Bond ladders have long been a popular tool for retirement income portfolios. The attraction is the perceived certainty and simplicity of the strategy. The investor has money coming due every year (perhaps starting in the year they expect to retire). This is a “set it and forget it” approach, but there are a couple of important caveats that leave the investor open to tremendous disappointment.

First, the longer maturity bonds could decline significantly in price if long-term interest rates rise, as we believe they likely will. At first glance this may not seem like a problem, but it is our supposition that most investors who take this approach may be shocked to see how much their bonds can drop in value between the date they are purchased and the date they mature. This could lead to emotional decisions to sell them to avoid further paper losses…and the ladder strategy backfires.

The second caveat concerns inflation.
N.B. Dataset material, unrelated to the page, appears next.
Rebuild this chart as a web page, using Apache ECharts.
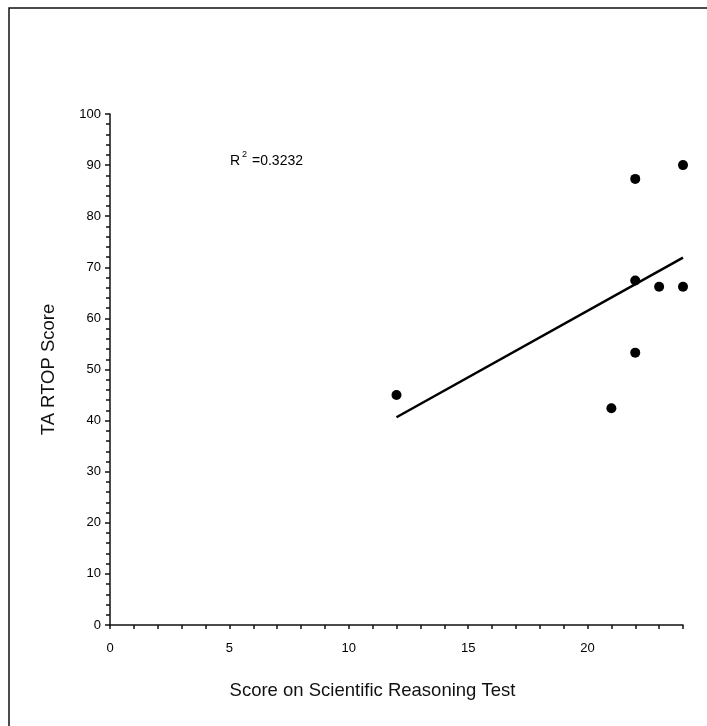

If the retiree’s cost of living increases, they may find that they need more income than their bond portfolio can produce. What do they ask their financial advisor to do? “Sell something to raise cash.” The more of their portfolio that is in laddered bonds, the more likely they are to be selling an asset whose value has depleted. Effectively, by using the laddered bond strategy without regard to the current reality of the bond market, the investor has (perhaps unknowingly) created a situation in which their liquidity dries up as bond prices decline. They can get at their money, but only at a greatly impaired value.

Conclusion: at most, a laddered bond approach should be a modest allocation within the total retirement strategy. In our opinion its value is in its emotional comfort to the investor as opposed to the merits of the strategy itself.